Der Prix Interculturel (1.500 Euro) geht an „Rock Out“ von Alice Gadbled (Institut des Arts de Diffusion, Belgien). Ein Film über eine unkonventionelle Beerdigung, der Mut mache, den eigenen Gefühlen zu folgen, einen individuellen Weg mit der Trauer zu gehen und gleichzeitig Stärkung in der Gemeinschaft zu erfahren, so die Jury. „Unprätentiös und mit feinem Gespür für ausdrucksstarke Bilder gelingt es Alice Gadbled, Schauspieler*innen und Kamera - trotz der Präsenz des Todes - das Leben feiern zu lassen.“ Eine lobende Erwähnung geht außerdem von dieser Jury an den animierten Dokumentarfilm “Armed Lullaby” von Yana Ugrekhelidze (KHM Köln, Deutschland).

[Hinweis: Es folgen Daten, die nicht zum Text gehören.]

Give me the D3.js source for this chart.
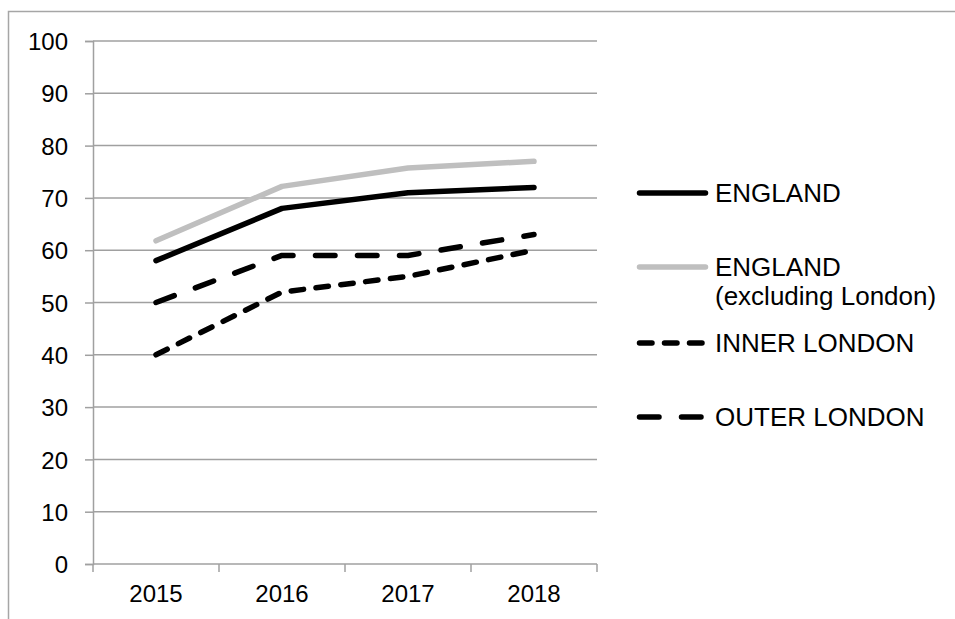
<!DOCTYPE html>
<html>
<head>
<meta charset="utf-8">
<script src="https://cdn.jsdelivr.net/npm/d3@7"></script>
<style>
  body { margin: 0; background: #fff; }
  text { font-family: "Liberation Sans", Arial, sans-serif; fill: #000; }
</style>
</head>
<body>
<div class="canvas"></div>
<script>
const years = ['2015', '2016', '2017', '2018'];
const england = [58, 68, 71, 72];
const englandExLondon = [61.8, 72.2, 75.7, 77];
const innerLondon = [40, 52, 55, 60];
const outerLondon = [50, 59, 59, 63];
const yTicks = [0, 10, 20, 30, 40, 50, 60, 70, 80, 90, 100];

const series = [
    { name: ['ENGLAND'], values: england, color: '#000', dash: null, legendY: 193 },
    { name: ['ENGLAND', '(excluding London)'], values: englandExLondon, color: '#bfbfbf', dash: null, legendY: 267 },
    { name: ['INNER LONDON'], values: innerLondon, color: '#000', dash: '12.5 12.5', legendY: 343 },
    { name: ['OUTER LONDON'], values: outerLondon, color: '#000', dash: '19.5 22.5', legendY: 417 }
];

const plot = { left: 93, right: 597, top: 41, bottom: 564 };
const font = '"Liberation Sans", Arial, sans-serif';

const svg = d3.select('.canvas')
    .append('svg')
    .attr('width', 955)
    .attr('height', 619);

// outer frame (only top and left edges fall inside the picture)
svg.append('path')
    .attr('d', 'M8.5,619 L8.5,11.5 L955,11.5')
    .attr('fill', 'none')
    .attr('stroke', '#a6a6a6')
    .attr('stroke-width', 1.5);

const x = d3.scaleBand()
    .domain(years)
    .range([plot.left, plot.right]);

const y = d3.scaleLinear()
    .domain([0, 100])
    .range([plot.bottom, plot.top]);

const gridColor = '#a0a0a0';

// horizontal gridlines
svg.append('g')
    .selectAll('line')
    .data(yTicks.filter(d => d > 0))
    .enter()
    .append('line')
    .attr('x1', plot.left)
    .attr('x2', plot.right)
    .attr('y1', d => y(d))
    .attr('y2', d => y(d))
    .attr('stroke', gridColor)
    .attr('stroke-width', 1.5);

// y axis
const yAxis = svg.append('g')
    .attr('transform', `translate(${plot.left},0)`)
    .call(d3.axisLeft(y).tickValues(yTicks).tickSize(8).tickPadding(17));
yAxis.select('.domain').attr('stroke', gridColor).attr('stroke-width', 1.5);
yAxis.selectAll('.tick line').attr('stroke', gridColor).attr('stroke-width', 1.5);
yAxis.selectAll('.tick text')
    .attr('font-size', 24)
    .attr('font-family', font)
    .attr('fill', '#000')
    .attr('dy', '0.36em');

// x axis
const xAxis = svg.append('g')
    .attr('transform', `translate(0,${plot.bottom})`)
    .call(d3.axisBottom(x).tickSize(0).tickPadding(21));
xAxis.select('.domain').remove();
xAxis.selectAll('.tick text')
    .attr('font-size', 24)
    .attr('font-family', font)
    .attr('fill', '#000');

const xTickPos = years.map(d => x(d)).concat([plot.right]);
svg.append('line')
    .attr('x1', plot.left).attr('x2', plot.right)
    .attr('y1', plot.bottom).attr('y2', plot.bottom)
    .attr('stroke', gridColor).attr('stroke-width', 1.5);
svg.append('g')
    .selectAll('line')
    .data(xTickPos)
    .enter()
    .append('line')
    .attr('x1', d => d).attr('x2', d => d)
    .attr('y1', plot.bottom).attr('y2', plot.bottom + 8)
    .attr('stroke', gridColor)
    .attr('stroke-width', 1.5);

// lines
const line = d3.line()
    .x((d, i) => x(years[i]) + x.bandwidth() / 2)
    .y(d => y(d));

svg.append('g')
    .selectAll('path')
    .data(series)
    .enter()
    .append('path')
    .attr('d', d => line(d.values))
    .attr('fill', 'none')
    .attr('stroke', d => d.color)
    .attr('stroke-width', 5.5)
    .attr('stroke-linecap', 'round')
    .attr('stroke-linejoin', 'round')
    .attr('stroke-dasharray', d => d.dash);

// legend
const legend = svg.append('g');
const items = legend.selectAll('g')
    .data(series)
    .enter()
    .append('g')
    .attr('transform', d => `translate(0,${d.legendY})`);

items.append('line')
    .attr('x1', 639.5).attr('x2', 705.5)
    .attr('y1', 0).attr('y2', 0)
    .attr('stroke', d => d.color)
    .attr('stroke-width', 5.5)
    .attr('stroke-linecap', 'round')
    .attr('stroke-dasharray', d => d.dash);

items.each(function(d) {
    const t = d3.select(this).append('text')
        .attr('x', 715)
        .attr('y', 9)
        .attr('font-size', 26);
    d.name.forEach((s, i) => {
        t.append('tspan')
            .attr('x', 715)
            .attr('dy', i === 0 ? 0 : 29)
            .text(s);
    });
});
</script>
</body>
</html>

Last but not least haben auch die Zuschauer*innen für den Publikumspreis zahlreich abgestimmt und viele der gezeigten Filme sehr positiv bewertet. Am besten abgeschnitten in der Gunst des Publikums hat auch hier der israelische Film „Fine“, so dass Maya Yadlin zwei Auszeichnungen mit nach Hause nehmen kann.